La France des Trente Glorieuses fut celle du plein emploi et le chômage y était ridiculement bas (0,5% dans les années 60). Tout devait changer au cours des années 70, avec les chocs pétroliers successifs. Le seuil redouté d’un million de chômeurs fut atteint sous le septennat de Giscard et on finit par se faire à l’idée d’un chômage structurel, tout en continuant à aligner des propositions pour le réduire. Restait la question des revenus de substitution, fer de lance de la justice sociale. Même soumis à des barèmes et des modalités, ils étaient devenus absolument indispensables, tant pour la survie d’un nombre croissant de personnes que pour l’équilibre général de la société.

C’est ainsi que, sous l’influence d’une pensée de l’émancipation individuelle en progression dans les années 70 (Marcuse, Illich, Dumazedier), le chômage commença à se dédramatiser. Après tout, les loisirs étaient bien aussi importants que le travail dans une vie d’homme. Et le chômage pouvait aussi être l’occasion pour faire d’autres expériences sociales où le travail – le travail aliéné – n’aurait plus la première place. Cette attitude baba-cool, qui se satisfaisait d’une forme de marginalisation, fut à son tour battue en brèche avec l’offensive néo-libérale qui accompagna l’effondrement du bloc soviétique. Désormais ce fut la figure de l’entrepreneur que l’on porta au pinacle. Dans les années 80, Bernard Tapie avait donné le ton ; d’autres devaient lui emboîter le pas dans cette course éperdue à  la fortune. Des terminologies nouvelles apparurent dans les conversations de café : start-up, bulle financière…On sait depuis que leur sens n’était pas surfait. De nouveau le balancier penchait du côté du travail, à l’amble avec le retour du rigorisme moral. Et ceux qui ne voulaient – ou ne pouvaient  pas – suivre ce mouvement étaient mis à l’index, présentés comme des fainéants, des assistés, des parasites.

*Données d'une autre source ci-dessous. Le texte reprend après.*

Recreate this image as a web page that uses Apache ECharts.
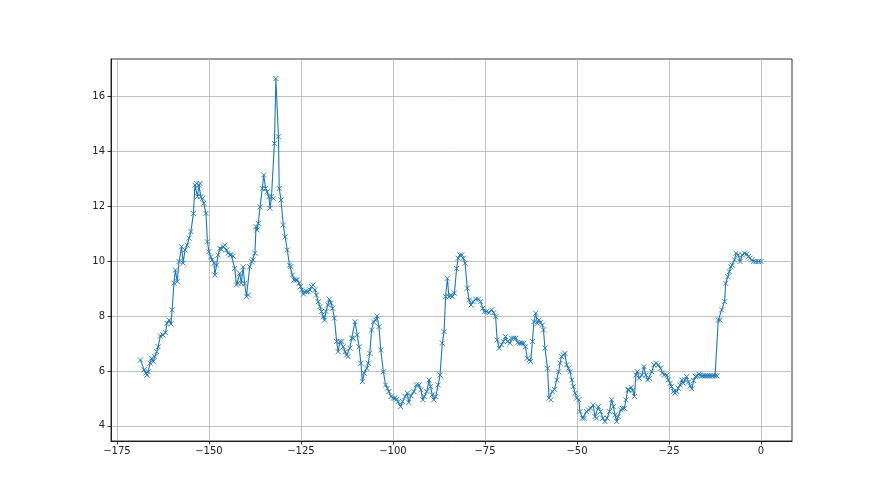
<!DOCTYPE html>
<html>
<head>
<meta charset="utf-8">
<script src="https://cdn.jsdelivr.net/npm/echarts@6/dist/echarts.min.js"></script>
<style>html,body{margin:0;padding:0;background:#fff}#c{width:880px;height:495px}</style>
</head>
<body>
<div id="c"></div>
<script>
const xTicks = [-175, -150, -125, -100, -75, -50, -25, 0];
const yTicks = [4, 6, 8, 10, 12, 14, 16];
const xs = [-168.6,-167.6,-167.1,-166.8,-166.5,-166.0,-165.6,-165.1,-164.7,-164.2,-163.8,-163.2,-162.5,-161.8,-161.4,-160.8,-160.3,-160.0,-159.5,-159.1,-158.6,-158.1,-157.4,-157.0,-156.5,-155.9,-155.4,-154.9,-154.2,-153.8,-153.3,-153.1,-152.7,-152.4,-152.2,-151.7,-151.4,-150.8,-150.4,-150.0,-149.5,-149.1,-148.6,-148.4,-147.9,-147.5,-147.0,-146.6,-146.1,-145.7,-145.2,-144.8,-144.3,-143.9,-143.4,-143.0,-142.5,-142.1,-141.6,-141.2,-140.7,-140.3,-139.8,-139.3,-138.9,-138.4,-138.0,-137.5,-137.2,-136.9,-136.6,-136.1,-135.5,-135.1,-134.6,-134.2,-133.7,-133.4,-133.0,-132.5,-132.2,-131.8,-131.1,-130.9,-130.4,-129.8,-129.3,-128.7,-128.1,-127.8,-127.3,-126.9,-126.4,-126.0,-125.5,-125.1,-124.8,-124.3,-123.9,-123.4,-123.0,-122.6,-122.1,-121.7,-121.2,-120.8,-120.3,-119.8,-119.4,-118.9,-118.6,-118.2,-117.7,-117.3,-116.8,-116.4,-115.9,-115.3,-114.9,-114.4,-113.9,-113.5,-113.0,-112.6,-112.2,-111.7,-111.2,-110.8,-110.3,-109.7,-109.2,-108.7,-108.3,-107.8,-107.1,-106.7,-106.3,-105.8,-105.3,-104.7,-104.3,-103.8,-103.3,-102.6,-102.0,-101.5,-101.1,-100.5,-99.9,-99.5,-99.0,-98.6,-97.9,-97.4,-96.7,-96.1,-95.7,-95.1,-94.3,-93.6,-92.9,-92.4,-91.9,-91.5,-90.8,-90.2,-89.8,-89.3,-88.9,-88.4,-87.7,-87.2,-86.6,-86.1,-85.7,-85.2,-84.8,-84.3,-83.9,-83.3,-82.7,-82.3,-81.8,-81.3,-80.9,-80.4,-79.8,-79.3,-78.8,-78.2,-77.5,-76.8,-76.2,-75.6,-75.2,-74.6,-73.9,-73.2,-72.6,-72.1,-71.7,-71.1,-70.5,-70.0,-69.4,-68.9,-68.2,-67.8,-67.2,-66.6,-66.1,-65.5,-64.9,-64.4,-64.0,-63.5,-63.0,-62.6,-62.1,-61.7,-61.2,-60.8,-60.3,-59.9,-59.4,-59.1,-58.7,-58.0,-57.6,-57.1,-56.7,-56.1,-55.5,-55.0,-54.6,-54.2,-53.7,-53.3,-52.8,-52.3,-51.9,-51.4,-51.0,-50.5,-50.1,-49.5,-49.2,-48.5,-48.0,-47.4,-46.9,-46.3,-45.6,-45.1,-44.7,-44.2,-43.6,-43.0,-42.4,-41.8,-41.2,-40.6,-40.1,-39.7,-39.2,-38.8,-38.1,-37.7,-37.1,-36.7,-36.2,-35.9,-35.3,-34.9,-34.4,-34.0,-33.6,-33.1,-32.4,-31.8,-31.3,-30.8,-30.3,-29.7,-29.1,-28.5,-27.9,-27.3,-26.8,-26.3,-25.6,-25.2,-24.7,-24.3,-23.8,-23.4,-22.9,-22.5,-22.0,-21.5,-21.1,-20.7,-20.2,-19.7,-19.2,-18.8,-18.3,-17.8,-17.3,-16.9,-16.5,-16.1,-15.7,-15.2,-14.8,-14.3,-13.9,-13.4,-13.0,-12.5,-12.0,-11.6,-11.1,-10.7,-9.9,-9.6,-9.0,-8.6,-8.2,-7.8,-7.2,-6.8,-6.2,-5.7,-5.1,-4.5,-3.9,-3.4,-3.0,-2.5,-2.1,-1.4,-0.7,0];
const ys = [6.40,6.04,5.92,5.85,5.97,6.28,6.46,6.34,6.52,6.70,6.88,7.27,7.31,7.39,7.73,7.85,7.71,8.22,9.19,9.67,9.25,9.98,10.52,9.92,10.40,10.58,10.83,11.07,11.73,12.76,12.82,12.34,12.76,12.82,12.34,12.28,12.10,11.73,10.70,10.34,10.15,10.04,9.92,9.49,9.85,10.22,10.46,10.42,10.52,10.58,10.40,10.28,10.22,10.22,10.18,9.73,9.13,9.19,9.55,9.19,9.79,9.19,8.70,8.76,9.79,9.97,10.04,10.28,11.25,11.13,11.37,11.97,12.64,13.13,12.64,12.52,12.34,11.92,12.34,12.28,14.28,16.64,14.52,12.64,12.22,11.31,10.88,10.40,9.85,9.79,9.49,9.31,9.31,9.31,9.19,9.07,8.95,8.80,8.88,8.88,8.88,8.95,9.07,9.13,8.95,8.76,8.52,8.34,8.16,7.97,7.85,8.16,8.40,8.61,8.46,8.28,7.92,7.07,6.70,7.07,7.07,6.88,6.70,6.58,6.52,6.83,7.19,7.19,7.79,7.31,6.88,6.28,5.61,5.92,6.10,6.28,6.64,7.49,7.79,7.85,8.00,7.61,6.76,5.97,5.49,5.37,5.25,5.07,5.01,5.01,4.97,4.88,4.70,4.88,5.07,5.19,4.85,5.10,5.25,5.49,5.49,5.31,4.95,5.07,5.25,5.67,5.43,5.13,4.95,5.07,5.49,5.85,7.01,7.43,8.70,9.37,8.70,8.76,8.70,8.83,9.73,10.10,10.22,10.22,10.10,9.92,9.01,8.58,8.40,8.52,8.61,8.61,8.52,8.28,8.16,8.16,8.12,8.22,8.12,7.97,7.13,6.83,6.95,7.07,7.25,7.07,7.01,7.19,7.19,7.19,7.03,7.01,7.01,7.01,6.88,6.46,6.40,6.34,7.07,7.79,8.10,7.73,7.85,7.76,7.67,7.49,6.83,6.10,5.01,4.95,5.25,5.33,5.67,5.97,6.28,6.52,6.58,6.64,6.22,6.10,5.97,5.67,5.43,5.19,5.01,4.95,4.52,4.28,4.28,4.52,4.58,4.64,4.76,4.34,4.28,4.70,4.52,4.28,4.16,4.28,4.52,4.95,4.70,4.40,4.16,4.34,4.58,4.64,4.64,4.95,5.31,5.31,5.40,5.30,5.07,5.85,5.97,5.73,5.85,6.16,5.85,5.67,5.73,5.97,6.22,6.28,6.22,6.10,5.92,5.85,5.85,5.67,5.55,5.43,5.25,5.19,5.25,5.37,5.49,5.67,5.55,5.67,5.79,5.60,5.45,5.35,5.65,5.80,5.82,5.88,5.85,5.82,5.82,5.82,5.82,5.82,5.82,5.82,5.82,5.82,5.82,7.85,7.85,8.22,8.52,9.19,9.43,9.61,9.79,9.85,10.04,10.28,10.22,9.98,10.22,10.28,10.25,10.16,10.10,10.04,9.98,9.98,9.98,9.98,9.92];

const data = xs.map((x, i) => [x, ys[i]]);
const fmt = v => String(v).replace('-', '\u2212');
const labelStyle = { color: '#222', fontFamily: 'DejaVu Sans', fontSize: 10 };

const chart = echarts.init(document.getElementById('c'), null, { renderer: 'canvas' });
chart.setOption({
  animation: false,
  backgroundColor: '#fff',
  grid: { left: 111, right: 88, top: 59, bottom: 54, show: true, borderColor: '#000', borderWidth: 0.8, backgroundColor: 'transparent' },
  xAxis: {
    type: 'value', min: -176.6, max: 8.42,
    axisLine: { show: true, onZero: false, lineStyle: { color: '#000', width: 0.8 } },
    axisTick: { show: true, inside: false, length: 3.5, customValues: xTicks, lineStyle: { color: '#000', width: 0.8 } },
    axisLabel: { customValues: xTicks, formatter: fmt, margin: 5, showMinLabel: true, showMaxLabel: true, ...labelStyle },
    splitLine: { show: true, lineStyle: { color: '#b0b0b0', width: 0.8 } }
  },
  yAxis: {
    type: 'value', min: 3.45, max: 17.35,
    axisLine: { show: true, onZero: false, lineStyle: { color: '#000', width: 0.8 } },
    axisTick: { show: true, inside: false, length: 3.5, customValues: yTicks, lineStyle: { color: '#000', width: 0.8 } },
    axisLabel: { customValues: yTicks, formatter: fmt, margin: 6, ...labelStyle },
    splitLine: { show: true, lineStyle: { color: '#b0b0b0', width: 0.8 } }
  },
  series: [{
    type: 'line',
    data: data,
    symbol: 'path://M0,0L10,10M10,0L0,10',
    symbolSize: 5,
    showAllSymbol: true,
    itemStyle: { color: '#1f77b4', borderColor: '#1f77b4', borderWidth: 0.9 },
    lineStyle: { color: '#1f77b4', width: 1.1 },
    z: 3
  }]
});
</script>
</body>
</html>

Sarkozy enfonça le clou, divisant les français nécessiteux, selon qu’ils se levaient tôt ou non. Hollande ne fit que poursuivre, malgré quelques bémols à caractère social, cette pente qui mettait les chômeurs sur le banc des accusés. Aujourd’hui, c’est leur fils naturel - de droite et en même temps de droite -  qui veut durcir la législation à leur encontre. Désormais  il faudra qu’ils apportent régulièrement des preuves de leur recherche active d’emploi, afin de justifier les quelques centaines d’euros qui leur sont versés chaque mois. En outre, ils ne pourront plus refuser les postes qui leur seront proposés, quand bien même ils ne correspondraient pas à leur formation ou qu’ils les entraîneraient dans des déplacements excessifs et coûteux. Un premier refus réduira de 20% leur allocation. Et un second pourra entraîner leur radiation pure et simple de Pôle Emploi.

En matière de solidarité sociale, on touche peu à peu le fond, les pauvres ne pouvant ainsi que devenir encore plus pauvres jusqu’à ne plus pouvoir survivre. Cette répression annoncée survient en plus dans un contexte favorable, avec une économie qui repart durablement à la hausse. Oui, il est grand temps qu’un nouvel homme politique fasse adopter le principe d’un revenu universel sans condition de versement. Ne fut-ce que pour insuffler un vent de liberté dans le monde du travail.